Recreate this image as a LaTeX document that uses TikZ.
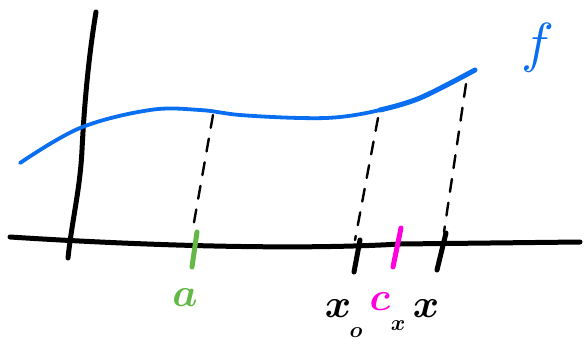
\documentclass[tikz,border=0pt]{standalone}
\usepackage{graphicx}
\usepackage{bm}
\definecolor{fblue}{RGB}{10,110,240}
\definecolor{agreen}{RGB}{100,185,70}
\definecolor{cmag}{RGB}{255,0,220}
\newcommand{\biglab}[1]{\scalebox{4}{$\bm{#1}$}}
\newcommand{\smalllab}[1]{\scalebox{2.2}{$\bm{#1}$}}
\begin{document}
\begin{tikzpicture}[x=1pt,y=-1pt,line cap=round,
  axis/.style={line width=5pt,black},
  tick/.style={line width=5pt},
  guide/.style={line width=2.4pt,dash pattern=on 13pt off 11pt},
  lab/.style={inner sep=0pt}]
\useasboundingbox (0,0) rectangle (584,343);
% axes
\draw[axis] (96,12) .. controls (88,60) and (84,110) .. (82,150) .. controls (80,190) and (72,220) .. (68,258);
\draw[axis] (10,237) .. controls (150,246) and (300,250) .. (400,244) -- (580,242);
% function f
\draw[fblue,line width=3.8pt] plot[smooth,tension=0.6] coordinates {(20,163) (80,128) (150,110) (200,110) (240,115) (300,118) (340,117) (380,110) (420,98) (475,70)};
\draw[fblue,line width=5pt] plot[smooth,tension=0.6] coordinates {(380,110) (420,98) (475,70)};
\node[lab,text=fblue] (f) at (538,48) {\scalebox{5.5}{$f$}};
% coordinates on curve
\coordinate (pa) at (213,115);
\coordinate (px0) at (378,118);
\coordinate (px) at (466,84);
\coordinate (qa) at (193,228);
\coordinate (qx0) at (355,240);
\coordinate (qx) at (444,232);
\draw[guide] (pa) -- (qa);
\draw[guide] (px0) -- (qx0);
\draw[guide] (px) -- (qx);
% ticks
\coordinate (ta1) at (197,232); \coordinate (ta2) at (192,267);
\coordinate (t01) at (360,240); \coordinate (t02) at (354,272);
\coordinate (tc1) at (401,228); \coordinate (tc2) at (393,267);
\coordinate (tx1) at (446,233); \coordinate (tx2) at (437,270);
\draw[tick,agreen] (ta1) -- (ta2);
\draw[tick,black] (t01) -- (t02);
\draw[tick,cmag] (tc1) -- (tc2);
\draw[tick,black] (tx1) -- (tx2);
% labels
\node[lab,text=agreen] (la) at (185,298) {\biglab{a}};
\node[lab] (lx0) at (338,309) {\biglab{x}};
\node[lab] (lx0s) at (356,333) {\smalllab{o}};
\node[lab,text=cmag] (lc) at (380,302) {\biglab{c}};
\node[lab] (lcs) at (398,326) {\smalllab{x}};
\node[lab] (lx) at (426,309) {\biglab{x}};
\end{tikzpicture}
\end{document}
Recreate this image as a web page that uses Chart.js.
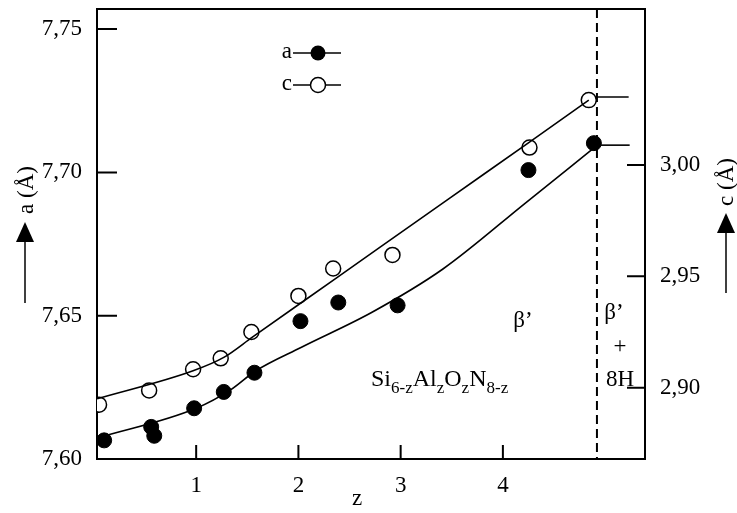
<!DOCTYPE html>
<html>
<head>
<meta charset="utf-8">
<script src="https://cdn.jsdelivr.net/npm/chart.js@4.4.1/dist/chart.umd.min.js"></script>
<style>
  html, body { margin: 0; padding: 0; background: #fff; }
  #wrap { width: 737px; height: 513px; }
</style>
</head>
<body>
<div id="wrap"><canvas id="chart" width="737" height="513"></canvas></div>
<script>
const FONT = '"Liberation Serif", "Times New Roman", serif';

// measured lattice parameters (filled = a, open = c)
const aZ = [0.10, 0.56, 0.59, 0.98, 1.27, 1.57, 2.02, 2.39, 2.97, 4.25, 4.89];
const aValues = [7.6065, 7.6112, 7.6081, 7.6177, 7.6234, 7.6301, 7.6481, 7.6546, 7.6536, 7.7008, 7.7102];
const cZ = [0.05, 0.54, 0.97, 1.24, 1.54, 2.00, 2.34, 2.92, 4.26, 4.84];
const cValues = [2.8924, 2.8988, 2.9083, 2.9132, 2.9250, 2.9412, 2.9535, 2.9596, 3.0078, 3.0291];

// hand drawn fit curves
const aCurveZ = [0.03, 1.0, 1.34, 1.58, 2.03, 2.72, 3.41, 4.22, 4.90];
const aCurveValues = [7.6073, 7.6177, 7.6242, 7.6307, 7.6390, 7.6512, 7.6662, 7.6893, 7.7088];
const cCurveZ = [0.03, 0.97, 1.27, 1.55, 2.37, 3.47, 4.26, 4.84];
const cCurveValues = [2.8950, 2.9076, 2.9136, 2.9227, 2.9492, 2.9848, 3.0102, 3.0291];
// short horizontal tails beyond the phase boundary
const aTailZ = [4.96, 5.24];
const aTailValues = [7.7095, 7.7095];
const cTailZ = [4.91, 5.23];
const cTailValues = [3.0305, 3.0305];

const xTicks = [1, 2, 3, 4];
const aTicks = [7.60, 7.65, 7.70, 7.75];
const cTicks = [2.90, 2.95, 3.00];
const phaseLimitZ = 4.92;

function pts(xs, ys) {
  return xs.map((x, i) => ({ x: x, y: ys[i] }));
}
function comma(v) {
  return v.toFixed(2).replace(".", ",");
}
function noPad(s) {
  s.paddingTop = 0; s.paddingBottom = 0; s.paddingLeft = 0; s.paddingRight = 0;
}

const decorations = {
  id: "decorations",
  beforeDatasetsDraw(chart) {
    const ctx = chart.ctx, area = chart.chartArea;
    const xs = chart.scales.x, ya = chart.scales.y, yc = chart.scales.y2;
    ctx.save();
    ctx.strokeStyle = "#000";
    ctx.lineWidth = 2;
    ctx.strokeRect(area.left, area.top, area.right - area.left, area.bottom - area.top);
    ctx.beginPath();
    xTicks.forEach(v => {
      const px = xs.getPixelForValue(v);
      ctx.moveTo(px, area.bottom); ctx.lineTo(px, area.bottom - 14);
    });
    aTicks.slice(1).forEach(v => {
      const py = ya.getPixelForValue(v);
      ctx.moveTo(area.left, py); ctx.lineTo(area.left + 20, py);
    });
    cTicks.forEach(v => {
      const py = yc.getPixelForValue(v);
      ctx.moveTo(area.right, py); ctx.lineTo(area.right - 18, py);
    });
    ctx.stroke();
    // phase boundary
    const dx = xs.getPixelForValue(phaseLimitZ);
    ctx.setLineDash([9, 5]);
    ctx.beginPath();
    ctx.moveTo(dx, area.top); ctx.lineTo(dx, area.bottom);
    ctx.stroke();
    ctx.restore();
  },
  afterDraw(chart) {
    const ctx = chart.ctx;
    ctx.save();
    ctx.fillStyle = "#000";
    ctx.strokeStyle = "#000";
    ctx.textBaseline = "middle";
    ctx.textAlign = "center";
    ctx.font = "23px " + FONT;
    ctx.fillText("z", 357, 499);
    ctx.fillText("β’", 523, 321);
    ctx.fillText("β’", 614, 313);
    ctx.fillText("+", 620, 347);
    ctx.fillText("8H", 620, 380);

    // formula with subscripts
    ctx.textAlign = "left";
    ctx.textBaseline = "alphabetic";
    let x = 371;
    [["Si", false], ["6-z", true], ["Al", false], ["z", true], ["O", false], ["z", true], ["N", false], ["8-z", true]].forEach(p => {
      ctx.font = (p[1] ? "17px " : "24px ") + FONT;
      ctx.fillText(p[0], x, p[1] ? 393 : 386);
      x += ctx.measureText(p[0]).width;
    });

    // legend
    ctx.font = "23px " + FONT;
    ctx.textAlign = "right";
    ctx.textBaseline = "middle";
    ctx.lineWidth = 1.5;
    [["a", 53, true], ["c", 85, false]].forEach(r => {
      ctx.fillText(r[0], 292, r[1] - 1);
      ctx.beginPath();
      ctx.moveTo(293, r[1]); ctx.lineTo(341, r[1]);
      ctx.stroke();
      ctx.beginPath();
      ctx.arc(318, r[1], 7.5, 0, Math.PI * 2);
      if (r[2]) { ctx.fill(); } else { ctx.fillStyle = "#fff"; ctx.fill(); ctx.fillStyle = "#000"; ctx.stroke(); }
    });

    // axis titles with arrows
    function axisTitle(text, cx, cy, ax, tip, bottom) {
      ctx.save();
      ctx.translate(cx, cy);
      ctx.rotate(-Math.PI / 2);
      ctx.textAlign = "center";
      ctx.textBaseline = "middle";
      ctx.font = "23px " + FONT;
      ctx.fillText(text, 0, 0);
      ctx.restore();
      ctx.lineWidth = 1.5;
      ctx.beginPath();
      ctx.moveTo(ax, bottom); ctx.lineTo(ax, tip + 18);
      ctx.stroke();
      ctx.beginPath();
      ctx.moveTo(ax, tip); ctx.lineTo(ax - 9, tip + 20); ctx.lineTo(ax + 9, tip + 20);
      ctx.closePath();
      ctx.fill();
    }
    axisTitle("a (Å)", 27, 190, 25, 222, 303);
    axisTitle("c (Å)", 727, 182, 726, 213, 293);
    ctx.restore();
  }
};

function curve(label, xs, ys, axis) {
  return {
    label: label, type: "line", data: pts(xs, ys), yAxisID: axis,
    borderColor: "#000", borderWidth: 1.6, pointRadius: 0, fill: false,
    cubicInterpolationMode: "monotone"
  };
}

const canvas = document.getElementById("chart");
new Chart(canvas.getContext("2d"), {
  type: "scatter",
  data: {
    datasets: [
      curve("a fit", aCurveZ, aCurveValues, "y"),
      curve("c fit", cCurveZ, cCurveValues, "y2"),
      curve("a tail", aTailZ, aTailValues, "y"),
      curve("c tail", cTailZ, cTailValues, "y2"),
      {
        label: "a", data: pts(aZ, aValues), yAxisID: "y",
        pointRadius: 7.5, pointBackgroundColor: "#000", pointBorderColor: "#000", pointBorderWidth: 1
      },
      {
        label: "c", data: pts(cZ, cValues), yAxisID: "y2",
        pointRadius: 7.5, pointBackgroundColor: "#fff", pointBorderColor: "#000", pointBorderWidth: 1.5
      }
    ]
  },
  options: {
    responsive: false,
    animation: false,
    layout: { padding: { top: 8, right: 0, left: 0, bottom: 0 } },
    plugins: { legend: { display: false }, tooltip: { enabled: false } },
    scales: {
      x: {
        type: "linear", min: 0.03, max: 5.39,
        afterBuildTicks: s => { s.ticks = xTicks.map(v => ({ value: v })); },
        afterFit: s => { s.height = 54; noPad(s); },
        grid: { display: false }, border: { display: false },
        ticks: { color: "#000", font: { family: FONT, size: 23 }, padding: 5, maxRotation: 0, autoSkip: false, callback: v => String(v) }
      },
      y: {
        position: "left", min: 7.60, max: 7.757,
        afterBuildTicks: s => { s.ticks = aTicks.map(v => ({ value: v })); },
        afterFit: s => { s.width = 97; noPad(s); },
        grid: { display: false }, border: { display: false },
        ticks: { color: "#000", font: { family: FONT, size: 23 }, padding: 7, autoSkip: false, callback: v => comma(v) }
      },
      y2: {
        position: "right", min: 2.868, max: 3.070,
        afterBuildTicks: s => { s.ticks = cTicks.map(v => ({ value: v })); },
        afterFit: s => { s.width = 92; noPad(s); },
        grid: { display: false }, border: { display: false },
        ticks: { color: "#000", font: { family: FONT, size: 23 }, padding: 7, autoSkip: false, callback: v => comma(v) }
      }
    }
  },
  plugins: [decorations]
});
</script>
</body>
</html>
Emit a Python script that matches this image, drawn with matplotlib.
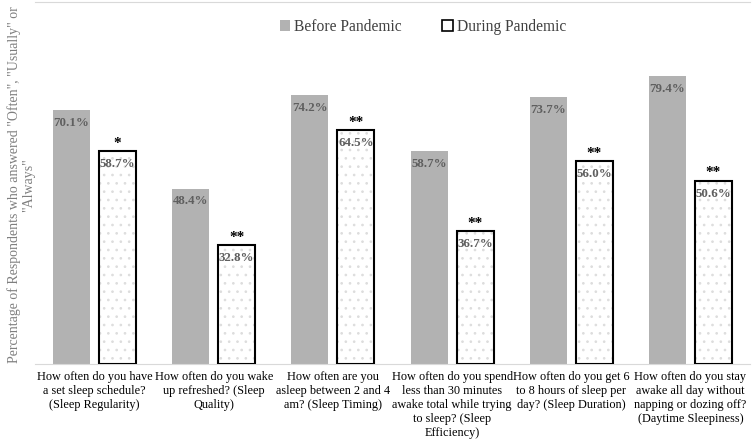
import matplotlib
matplotlib.use("Agg")
import matplotlib.pyplot as plt
import numpy as np
from matplotlib.patches import Patch

categories = [
    "How often do you have\na set sleep schedule?\n(Sleep Regularity)",
    "How often do you wake\nup refreshed? (Sleep\nQuality)",
    "How often are you\nasleep between 2 and 4\nam? (Sleep Timing)",
    "How often do you spend\nless than 30 minutes\nawake total while trying\nto sleep? (Sleep\nEfficiency)",
    "How often do you get 6\nto 8 hours of sleep per\nday? (Sleep Duration)",
    "How often do you stay\nawake all day without\nnapping or dozing off?\n(Daytime Sleepiness)",
]
before = [70.1, 48.4, 74.2, 58.7, 73.7, 79.4]
during = [58.7, 32.8, 64.5, 36.7, 56.0, 50.6]
signif = ["*", "**", "**", "**", "**", "**"]
series_names = ["Before Pandemic", "During Pandemic"]
ylabel = 'Percentage of Respondents who answered "Often", "Usually" or\n"Always"'

plt.rcParams['font.family'] = ['Liberation Serif', 'DejaVu Serif']
plt.rcParams['hatch.linewidth'] = 0.7

fig = plt.figure(figsize=(7.52, 4.42), dpi=100)
ax = fig.add_axes([35/752, 1 - 364/442, 715/752, 362.5/442])

x = np.arange(len(categories))
w = 0.31
off = 0.193
gray = '#b2b2b2'

ax.bar(x - off, before, w, color=gray, edgecolor='none', zorder=2)
ax.bar(x + off, during, w, color='white', edgecolor='#dddddd', hatch='..',
       linewidth=0, zorder=2)
ax.bar(x + off, during, w, color='none', edgecolor='black', linewidth=1.5, zorder=3)

for xi, b, d, s in zip(x, before, during, signif):
    ax.annotate(f"{b:.1f}%", (xi - off, b), xytext=(0, -5), textcoords='offset points',
                ha='center', va='top', fontsize=9.3, fontweight='bold', color='#5f5f5f', zorder=4)
    ax.annotate(f"{d:.1f}%", (xi + off, d), xytext=(0, -5), textcoords='offset points',
                ha='center', va='top', fontsize=9.3, fontweight='bold', color='#5f5f5f', zorder=4)
    ax.annotate(s, (xi + off, d), xytext=(0, 1), textcoords='offset points',
                ha='center', va='bottom', fontsize=11, fontweight='bold', color='black', zorder=4)

ax.set_xlim(-0.5, len(categories) - 0.5)
ax.set_ylim(0, 100)
ax.set_xticks(x)
ax.set_xticklabels(categories, fontsize=8.8, linespacing=1.22)
ax.tick_params(axis='x', length=0, pad=5)
ax.set_yticks([])
for sp in ['left', 'right']:
    ax.spines[sp].set_visible(False)
ax.spines['bottom'].set_color('#d9d9d9')
ax.spines['top'].set_color('#d9d9d9')

fig.text(21/752, 1 - 185/442, ylabel, rotation=90, ha='center', va='center',
         fontsize=10, color='#7f7f7f', multialignment='center', linespacing=1.05)

handles = [Patch(facecolor=gray, edgecolor='none'),
           Patch(facecolor='white', edgecolor='black', linewidth=1.2)]
fig.legend(handles, series_names, loc='center', bbox_to_anchor=(423/752, 1 - 27/442),
           ncol=2, frameon=False, fontsize=11.2, handlelength=0.7, handleheight=0.7,
           handletextpad=0.25, columnspacing=2.6, labelcolor='#404040')

fig.savefig('out.png', dpi=100)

• **What is expected**:
Retype exactly the lines from the one with "Emit a Python" through the one with "from matplotlib.patches import Patch", both included, and nothing else; leave out the pictures.

• **The response**:
Emit a Python script that matches this image, drawn with matplotlib.
import matplotlib
matplotlib.use("Agg")
import matplotlib.pyplot as plt
import numpy as np
from matplotlib.patches import Patch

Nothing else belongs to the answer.